Operational Highlights & Market Conditions
The company noted growth picking up despite extended monsoons, with sales slowing in August but regaining momentum in September. A&P spending remained flat at 5.3% of revenue, focusing on below-the-line marketing. Emulsions achieved 7% value growth against 3.9% volume growth, indicating premiumization. The dealer network expanded to over 18,900 active dealers and more than 11,650 tinting machines as of September 30. Management highlighted strong fund inflow from dealers and unprecedented🌐 painter token scanning in the last two months as positive indicators of secondary sales and demand.
Capacity Expansion & ESG Initiatives
Brownfield expansion of the putty plant at Jodhpur is complete, with trial productions underway. The new solvent-based plant (12,000 kiloliters per annum) is scheduled for commercial production early next month, and the water-based plant (90,000 kiloliters per annum) is expected to be commissioned late in Q4 FY26. The company stated no significant capex is expected for the next 3-4 years, with current capacity sufficient until FY29. ESG efforts include renewable energy adoption and community outreach, with over 50 government schools repainted and renovated.
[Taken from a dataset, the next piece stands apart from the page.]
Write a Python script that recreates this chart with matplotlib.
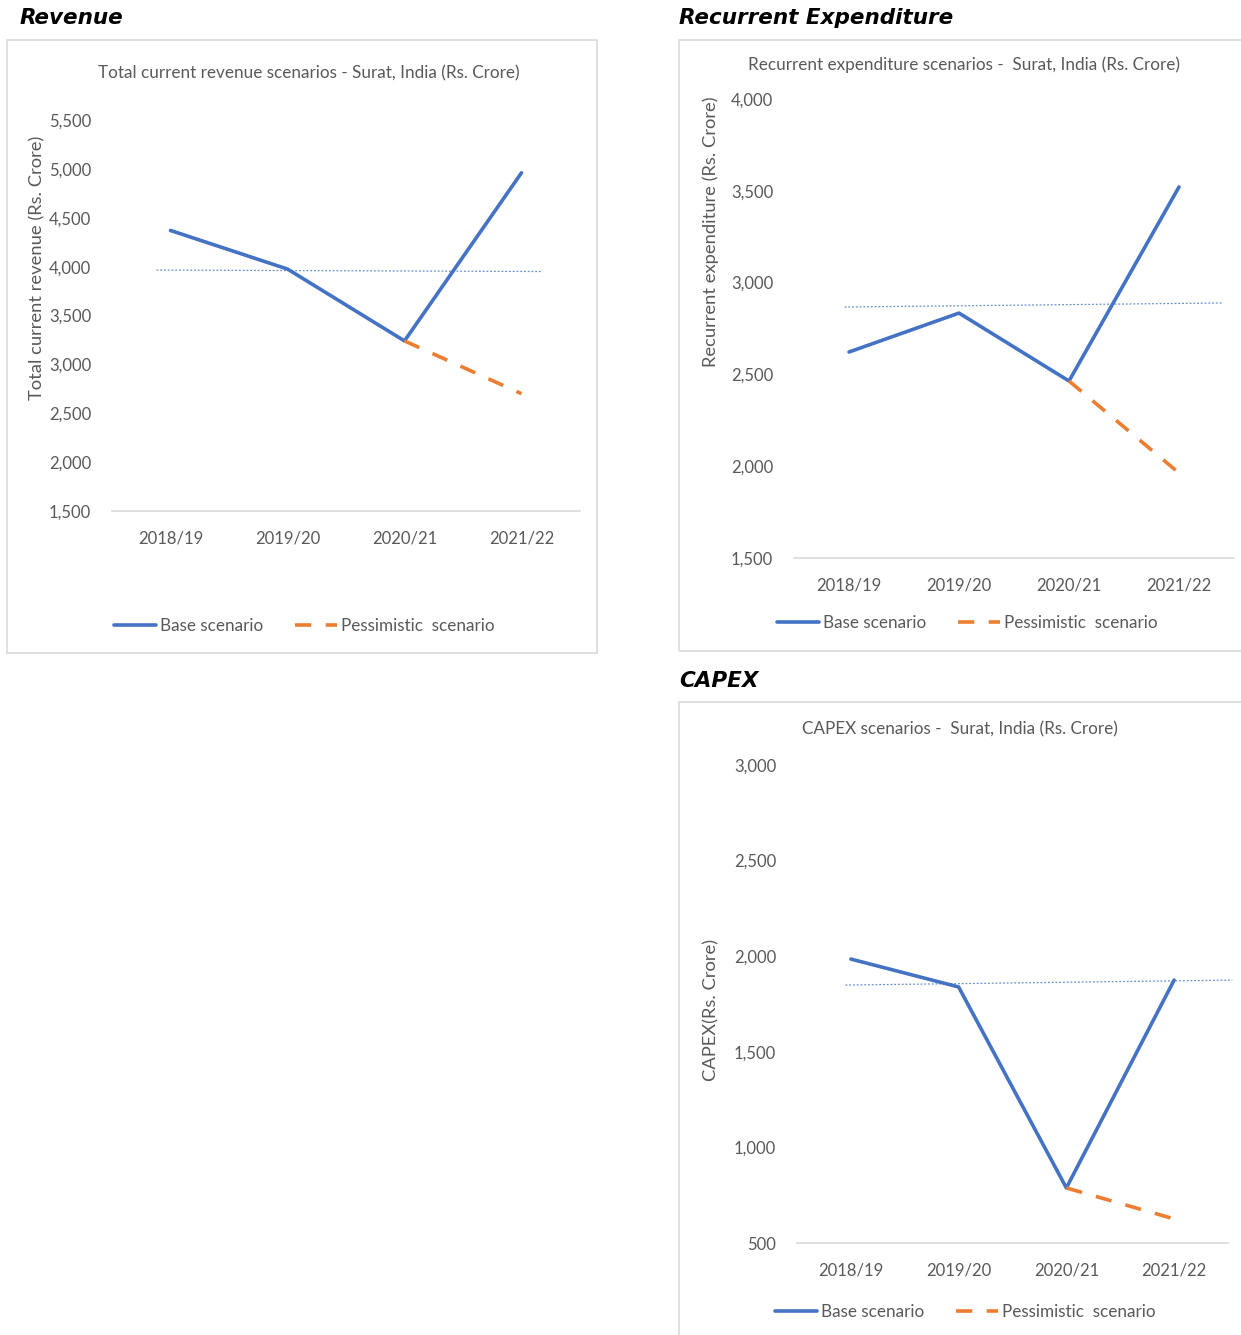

Subsidiary Performance: Apple Chemie
Apple Chemie, the construction chemicals subsidiary, delivered strong growth in Q2 FY26, with revenues of INR13.6 crores, a 22.6% increase YoY. Gross margins improved due to optimized product mix. While Maharashtra remains the primary revenue driver, sales momentum is strengthening in Southern and Eastern regions. Management expects Apple Chemie's revenue to be in the range of INR200-300 crores in the next 3 years and its contribution to Indigo Paints' top line to reach double digits next year.
Outlook on Demand Revival & Industry Trends
Management expressed optimism about a demand revival, citing strong collections, increased secondary sales, and painter token scanning. Favorable factors like a good monsoon, RBI rate cuts, and government tax reductions are expected to boost consumer sentiment. The company anticipates double-digit growth from Q4 FY26, outperforming the industry. They noted that while other players might see value growth lagging volume growth, Indigo Paints is experiencing the reverse, with value growth higher than volume growth, driven by premium products.
Challenges in Online Sales & Painting Process Innovation
Addressing an analyst's question on quick commerce and making the painting process faster, management explained the inherent difficulties for paints. They cited bulkiness, low cost per weight making transport difficult, and the need for multiple ancillary products and professional advice. Attempts to sell paint online have been largely unsuccessful globally, reinforcing the preference for traditional dealer channels. However, they acknowledged that modern tools and spray painting are slowly being adopted by contractors, especially in more advanced markets like Kerala, which can shorten the painting cycle.